Hi, I'm Lisa. My fiance Jonathan and I were overjoyed upon the arrival of our beautiful baby girl, Zoe Simone- on Sunday, September 23rd 2007. She was perfect in every way- from her tiny little fingers down to her pudgy little toes. We were immediately in love with her, and have been ever since. Our journey began on that day with Zoe's first newborn hearing screening test. The nurse explained that many c-section babies would not pass this test, and that we should not be concerned even if she did not pass it for several weeks following her birth, because her inner ear would retain some of the ambiotic fluid she lived in all those months. So, she failed the first test, and the second before we left the hospital.

We didn't give it a lot of thought- we just scheduled another screening several weeks down the road to give her time to get rid of that fluid in her ears, and happily strapped our new bundle of joy in her pretty pink carseat and took her home. Zoe was a wonderful baby- she slept through the night when she was just a few weeks old, ate well, and seemed to be doing well. She was always in the 90th percentile for her height and weight. She did everything a normal infant would do. We had no idea what was in store for her, for us.

We took her to an audiologist for the first of many times when she was a few weeks old. She once again failed the standard OAE test. The audiologist was not very concerned because of her age, and scheduled another test for January 2008. I was a little concerned at that point, but eased by the passive attitudes of the doctors. At 4 months old, we returned to the Audiologist for a follow up OAE test. To my relief, Zoe passed that test with flying colors. I left the office relieved and blissfully unaware of what the future held for my baby.

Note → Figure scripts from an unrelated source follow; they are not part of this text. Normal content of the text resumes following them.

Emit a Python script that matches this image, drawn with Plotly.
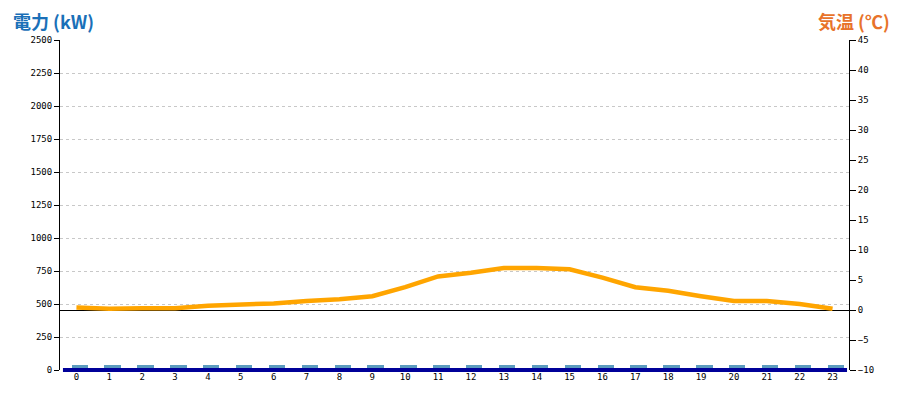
import plotly.graph_objects as go

hours = list(range(24))
hour_labels = [str(h) for h in hours]
power_kw = [38, 38, 38, 38, 38, 38, 38, 38, 38, 38, 38, 38,
            38, 38, 38, 38, 38, 38, 38, 38, 38, 38, 38, 38]
temp_c = [0.4, 0.2, 0.3, 0.3, 0.7, 0.9, 1.1, 1.5, 1.8, 2.3, 3.8, 5.6,
          6.2, 7.0, 7.0, 6.8, 5.4, 3.8, 3.2, 2.3, 1.5, 1.5, 1.0, 0.2]
left_ticks = [0, 250, 500, 750, 1000, 1250, 1500, 1750, 2000, 2250, 2500]
right_ticks = [-10, -5, 0, 5, 10, 15, 20, 25, 30, 35, 40, 45]

tick_font = dict(family="DejaVu Sans Mono", size=9, color="black")

fig = go.Figure()
fig.add_trace(go.Bar(x=hours, y=power_kw, width=0.5, offset=-0.15,
                     marker=dict(color="#5b9bbf", line=dict(width=0)),
                     yaxis="y", showlegend=False, hoverinfo="skip"))
fig.add_trace(go.Scatter(x=hours, y=temp_c, mode="lines",
                         line=dict(color="#ffa500", width=4.5),
                         yaxis="y2", showlegend=False))

fig.update_layout(
    width=892, height=392,
    margin=dict(l=52, r=51, t=32, b=30, autoexpand=False),
    paper_bgcolor="white", plot_bgcolor="white",
    bargap=0,
    xaxis=dict(range=[-0.5, 23.5], tickvals=hours, ticktext=hour_labels,
               showgrid=False, zeroline=False, showline=False, ticks="",
               tickfont=tick_font, fixedrange=True),
    yaxis=dict(range=[0, 2500], tickvals=left_ticks,
               showgrid=True, gridcolor="#c8c8c8", griddash="dot", gridwidth=1,
               zeroline=False, showline=True, linecolor="black", linewidth=1,
               ticks="outside", ticklen=5, tickcolor="black",
               tickfont=tick_font),
    yaxis2=dict(range=[-10, 45], tickvals=right_ticks, overlaying="y",
                side="right", showgrid=False, zeroline=True,
                zerolinecolor="black", zerolinewidth=1,
                showline=True, linecolor="black", linewidth=1,
                ticks="outside", ticklen=6, tickcolor="black",
                tickfont=tick_font),
    shapes=[dict(type="rect", xref="x", yref="paper", x0=-0.41, x1=23.44,
                 y0=-0.006, y1=0.006, fillcolor="#000099",
                 line=dict(width=0), layer="above")],
    annotations=[
        dict(text="<b>電力 (kW)</b>", xref="paper", yref="paper",
             x=-0.062, y=1.0, yshift=19, xanchor="left", yanchor="middle",
             showarrow=False,
             font=dict(family="Noto Sans CJK JP", size=18, color="#1a70b8")),
        dict(text="<b>気温 (℃)</b>", xref="paper", yref="paper",
             x=1.054, y=1.0, yshift=19, xanchor="right", yanchor="middle",
             showarrow=False,
             font=dict(family="Noto Sans CJK JP", size=18, color="#e8732a")),
    ],
)

fig.write_html("out.html")
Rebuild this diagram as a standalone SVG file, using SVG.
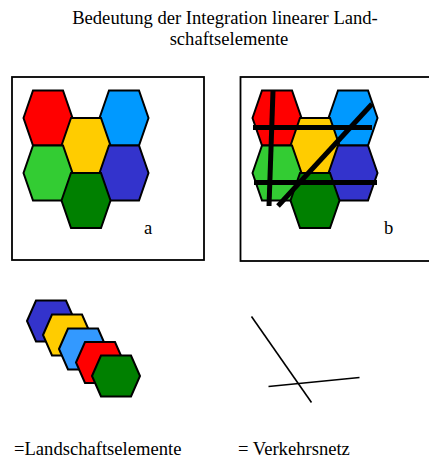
<svg xmlns="http://www.w3.org/2000/svg" xmlns:xlink="http://www.w3.org/1999/xlink" width="429" height="460" viewBox="0 0 429 460">
<style>
text{font-family:"Liberation Serif","Times New Roman",serif;font-size:18.6px;fill:#000}
.hex{stroke:#000;stroke-width:2;stroke-linejoin:miter}
.box{fill:#fff;stroke:#000;stroke-width:1.8}
.road{stroke:#000;stroke-width:5;fill:none}
.thin{stroke:#000;stroke-width:1.6;fill:none}
</style>
<defs>
<path id="hb" d="M-24.5,0 L-15,-27.5 L15,-27.5 L24.5,0 L15,27.5 L-15,27.5 Z"/>
<path id="hs" d="M-24,0 L-15,-20.5 L15,-20.5 L24,0 L15,20.5 L-15,20.5 Z"/>
</defs>
<rect width="429" height="460" fill="#fff"/>
<g id="title">
<text x="225" y="24" text-anchor="middle">Bedeutung der Integration linearer Land-</text>
<text x="229" y="45" text-anchor="middle">schaftselemente</text>
</g>
<g id="panel-a">
<rect class="box" x="12" y="77" width="192" height="183"/>
<use href="#hb" class="hex" fill="#FF0000" transform="translate(48,118)"/>
<use href="#hb" class="hex" fill="#0099FF" transform="translate(124,118)"/>
<use href="#hb" class="hex" fill="#FFCC00" transform="translate(86,145.5)"/>
<use href="#hb" class="hex" fill="#33CC33" transform="translate(48,173)"/>
<use href="#hb" class="hex" fill="#3333CC" transform="translate(124,173)"/>
<use href="#hb" class="hex" fill="#008000" transform="translate(86,200.5)"/>
<text x="144" y="234">a</text>
</g>
<g id="panel-b">
<rect class="box" x="240.5" y="77" width="192" height="184"/>
<use href="#hb" class="hex" fill="#FF0000" transform="translate(277,118)"/>
<use href="#hb" class="hex" fill="#0099FF" transform="translate(353,118)"/>
<use href="#hb" class="hex" fill="#FFCC00" transform="translate(315,145.5)"/>
<use href="#hb" class="hex" fill="#33CC33" transform="translate(277,173)"/>
<use href="#hb" class="hex" fill="#3333CC" transform="translate(353,173)"/>
<use href="#hb" class="hex" fill="#008000" transform="translate(315,200.5)"/>
<g id="roads">
<line class="road" x1="273" y1="91" x2="269" y2="206"/>
<line class="road" x1="253" y1="127.5" x2="372" y2="127.5"/>
<line class="road" x1="254" y1="182.5" x2="377" y2="182.5"/>
<line class="road" x1="278" y1="206" x2="372" y2="104"/>
</g>
<text x="384" y="234">b</text>
</g>
<g id="legend-elements">
<use href="#hs" class="hex" fill="#3333CC" transform="translate(51,321)"/>
<use href="#hs" class="hex" fill="#FFCC00" transform="translate(67,335)"/>
<use href="#hs" class="hex" fill="#3399FF" transform="translate(83,349)"/>
<use href="#hs" class="hex" fill="#FF0000" transform="translate(100,362.5)"/>
<use href="#hs" class="hex" fill="#008000" transform="translate(116,376)"/>
<text x="14" y="455">=Landschaftselemente</text>
</g>
<g id="legend-network">
<line class="thin" x1="251.5" y1="316.5" x2="311.5" y2="402.5"/>
<line class="thin" x1="268.5" y1="386.5" x2="359.5" y2="377.5"/>
<text x="238" y="455">= Verkehrsnetz</text>
</g>
</svg>
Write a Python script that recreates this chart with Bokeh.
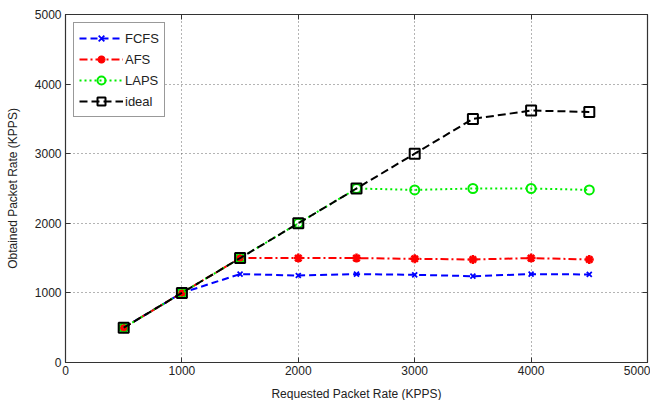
from bokeh.plotting import figure
from bokeh.models import LinearAxis, Legend, LegendItem, FixedTicker, Range1d
from bokeh.embed import file_html
from bokeh.resources import INLINE

x = [500, 1000, 1500, 2000, 2500, 3000, 3500, 4000, 4500]
fcfs = [500, 1000, 1270, 1250, 1270, 1260, 1240, 1270, 1265]
afs = [500, 1000, 1500, 1500, 1500, 1490, 1480, 1500, 1480]
laps = [500, 1000, 1500, 2000, 2500, 2480, 2500, 2500, 2480]
ideal = [500, 1000, 1500, 2000, 2500, 3000, 3500, 3620, 3600]
xticks = [0, 1000, 2000, 3000, 4000, 5000]
yticks = [0, 1000, 2000, 3000, 4000, 5000]

FONT = "Liberation Sans"

p = figure(frame_width=582, frame_height=348, output_backend="svg", toolbar_location=None,
           x_range=Range1d(0, 5000), y_range=Range1d(0, 5000),
           min_border_left=65, min_border_top=14, min_border_right=3, min_border_bottom=28)
p.outline_line_color = "#333333"
p.outline_line_width = 1.2

for ax in (p.xaxis[0], p.yaxis[0]):
    ax.ticker = FixedTicker(ticks=xticks)
    ax.major_tick_in = 5
    ax.major_tick_out = 0
    ax.minor_tick_line_color = None
    ax.axis_line_color = "#333333"
    ax.major_tick_line_color = "#333333"
    ax.major_label_text_font = FONT
    ax.major_label_text_font_size = "12px"
    ax.major_label_text_color = "#222222"
    ax.axis_label_text_font = FONT
    ax.axis_label_text_font_size = "12px"
    ax.axis_label_text_font_style = "normal"
    ax.axis_label_text_color = "#222222"
p.yaxis[0].ticker = FixedTicker(ticks=yticks)
p.xaxis[0].axis_label = "Requested Packet Rate (KPPS)"
p.yaxis[0].axis_label = "Obtained Packet Rate (KPPS)"
p.xaxis[0].axis_label_standoff = 9
p.yaxis[0].axis_label_standoff = 12
p.xaxis[0].major_label_standoff = 3
p.yaxis[0].major_label_standoff = 4

for loc in ("above", "right"):
    a = LinearAxis(ticker=FixedTicker(ticks=xticks),
                   major_label_overrides={t: "" for t in xticks},
                   major_tick_in=5, major_tick_out=0, minor_tick_line_color=None,
                   axis_line_color="#333333", major_tick_line_color="#333333",
                   major_label_standoff=0)
    p.add_layout(a, loc)

p.xgrid.ticker = FixedTicker(ticks=xticks)
p.ygrid.ticker = FixedTicker(ticks=yticks)
p.grid.grid_line_color = "#444444"
p.grid.grid_line_dash = "1 3"
p.grid.grid_line_width = 1
p.grid.grid_line_alpha = 0.8

l1 = p.line(x, fcfs, line_color="blue", line_width=2, line_dash="7 4")
m1 = p.scatter(x, fcfs, marker="x", size=7, line_color="blue", line_width=1.8)
l2 = p.line(x, afs, line_color="red", line_width=2, line_dash="8 3 2 3")
m2 = p.scatter(x, afs, marker="asterisk", size=9, line_color="red", line_width=2.5)
l3 = p.line(x, laps, line_color="#00ee00", line_width=2, line_dash="2 3")
m3 = p.scatter(x, laps, marker="circle", size=9, line_color="#00ee00", fill_color=None, line_width=2)
l4 = p.line(x, ideal, line_color="black", line_width=2, line_dash="8 4")
m4 = p.scatter(x, ideal, marker="square", size=10, line_color="black", fill_color=None, line_width=2)

legend = Legend(items=[
    LegendItem(label="FCFS", renderers=[l1, m1]),
    LegendItem(label="AFS", renderers=[l2, m2]),
    LegendItem(label="LAPS", renderers=[l3, m3]),
    LegendItem(label="ideal", renderers=[l4, m4]),
], location="top_left")
legend.margin = 8
legend.padding = 5
legend.spacing = 1
legend.glyph_width = 44
legend.glyph_height = 20
legend.label_height = 20
legend.label_standoff = 2
legend.label_text_font = FONT
legend.label_text_font_size = "13px"
legend.label_text_color = "#222222"
legend.border_line_color = "#333333"
legend.border_line_width = 1.5
legend.background_fill_color = "white"
legend.background_fill_alpha = 1
p.add_layout(legend, "center")

open("out.html", "w").write(file_html(p, INLINE))
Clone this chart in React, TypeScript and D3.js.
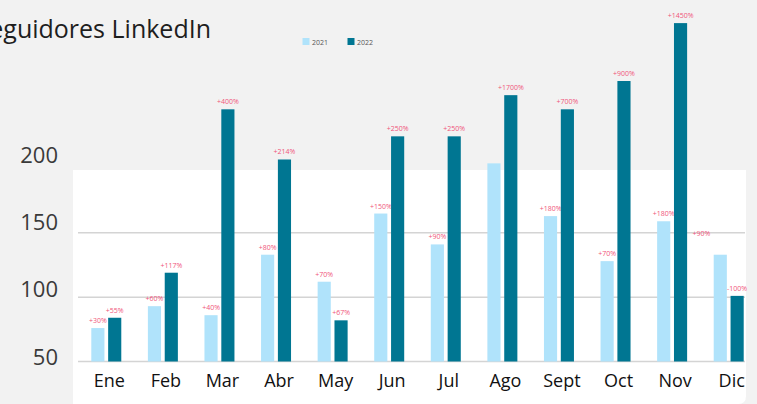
import React from 'react';
import {scaleBand, scaleLinear} from 'd3';

const width = 757;
const height = 404;

// datos
const months = ['Ene', 'Feb', 'Mar', 'Abr', 'May', 'Jun', 'Jul', 'Ago', 'Sept', 'Oct', 'Nov', 'Dic'];
const years = ['2021', '2022'];
const seg2021 = [76, 93, 86, 133, 112, 165, 141, 204, 163, 128, 159, 133];
const seg2022 = [84, 119, 246, 207, 82, 225, 225, 257, 246, 268, 313, 101];
const pct2021 = ['+30%', '+60%', '+40%', '+80%', '+70%', '+150%', '+90%', '', '+180%', '+70%', '+180%', '+90%'];
const pct2022 = ['+55%', '+117%', '+400%', '+214%', '+67%', '+250%', '+250%', '+1700%', '+700%', '+900%', '+1450%', '-100%'];
const yTicks = [50, 100, 150, 200];
const gridTicks = [50, 100, 150];

const colors = {'2021': '#b0e3fb', '2022': '#007692'};

export default function App() {
  const x = scaleBand().domain(months).range([78, 757]).paddingInner(0.47).paddingOuter(0.235);
  const x1 = scaleBand().domain(years).range([0, x.bandwidth()]).paddingInner(0.22);
  const y = scaleLinear().domain([50, 200]).range([361.5, 168.5]);
  // las etiquetas del eje no caen justo sobre las lineas
  const yLabel = scaleLinear().domain([50, 200]).range([357, 155]);

  const series = [
    {year: '2021', values: seg2021, labels: pct2021},
    {year: '2022', values: seg2022, labels: pct2022},
  ];

  return (
    <svg width={width} height={height} style={{position: 'absolute', left: 0, top: 0, background: '#f2f2f2'}}
         fontFamily="'Open Sans', 'Noto Sans', sans-serif">
      <rect x={0} y={0} width={width} height={height} fill="#f2f2f2"/>
      <path d="M73,170 H746 V396 Q746,404 738,404 H73 Z" fill="#ffffff"/>

      <text x={211} y={38} textAnchor="end" fontSize={25} fill="#1e1e1e">Seguidores LinkedIn</text>

      {years.map((yr, i) => (
        <g key={yr} transform={`translate(${302.5 + i * 45},38)`}>
          <rect width={7} height={7} fill={colors[yr]}/>
          <text x={9.5} y={6.5} fontSize={7} fill="#555">{yr}</text>
        </g>
      ))}

      {gridTicks.map(t => (
        <line key={t} x1={78} x2={745} y1={y(t)} y2={y(t)} stroke="#d4d4d4" strokeWidth={1.5}/>
      ))}

      {yTicks.map(t => (
        <text key={t} x={58} y={yLabel(t)} dy="0.35em" textAnchor="end" fontSize={22} fill="#3a3a3a">{t}</text>
      ))}

      {series.map(s => (
        <g key={s.year}>
          {months.map((m, i) => {
            const bx = x(m)! + x1(s.year)!;
            const top = y(s.values[i]);
            let lx = bx + x1.bandwidth() / 2;
            let ly = top - 5;
            if (s.year === '2021' && m === 'Dic') { lx -= 19; ly -= 14; }
            return (
              <g key={m}>
                <rect x={bx} y={top} width={x1.bandwidth()} height={y(50) - top} fill={colors[s.year]}/>
                {s.labels[i] && (
                  <text x={lx} y={ly} textAnchor="middle" fontSize={7} fill="#f0557a">{s.labels[i]}</text>
                )}
              </g>
            );
          })}
        </g>
      ))}

      {months.map(m => (
        <text key={m} x={x(m)! + x.bandwidth() / 2 + 3} y={387} textAnchor="middle" fontSize={18} fill="#111">{m}</text>
      ))}
    </svg>
  );
}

Months passed, Zoe grew- and developed chronic ear infections. She seemed to be on antibiotics all the time from the time she was 4 months old until after she turned one. Ear infections are common, and I took this as just part of having a baby. I had also begun to notice that she didn't really talk like other babies her age. Her vocal sounds were limited to cooing and long vowel sounds- not actual words. Other babies her age had 5-10 recognizable words. She had said "da-da" very clearly for several weeks/months- then nothing. She stopped saying that completely. Then she finally picked up "ma-ma" and i was thrilled! However, by her first birthday, this was still the only word in her vocabulary.

Our pediatrican was concerned at the frequency of the infections and Zoe's lack of vocabulary and wanted to have her ears looked at again. Shockingly, this time Zoe failed the hearing test. At this point, I was confused and scared. The audiologist said she thought Zoe was still retaining fluid in her ears, the same thing that caused all of the ear infections. She suggested we see an ENT to explore the option of tubes in her ears to allow the fluid to drain, alleviate the infections and help her to hear clearly. Which, to me, if that was the worst that was going to happen, I was fine with that. Excited, we took her to the ENT for an evaluation. The ENT said she had no fluid behind her ears, and refused to operate on her. My heart sank. Why is she failing her hearing tests, then? I was desperate for answers.

By the time Zoe was 16 months old, we were referred to YET ANOTHER audiologist in Annapolis, hoping she could figure out why Zoe was having mixed results. She performed another OAE test. From there, it was like a freight train- the diagnosis and information came at us hard and fast, and it has not stopped since. Zoe's audiogram showed a moderate to severe hearing loss in both ears. She will have to, at best- wear hearing aids for the rest of her life. They had already fitted her and made mold impressions. I was at work that day, and unable to attend the appointment. My fiance called me with the news- I broke down. I sobbed so hard I made myself sick. I left work for the day and could barely drive home. In the coming days and weeks, I flew through the stages of grief so fast, I thought I might go crazy. Denial, Anger, Depression. Denial, Denial, Depression. I could not get past this life altering news. It was like someone knocked the wind out of me. I still have not passed the anger or depression phase, but have moved more into the acceptance phase each day.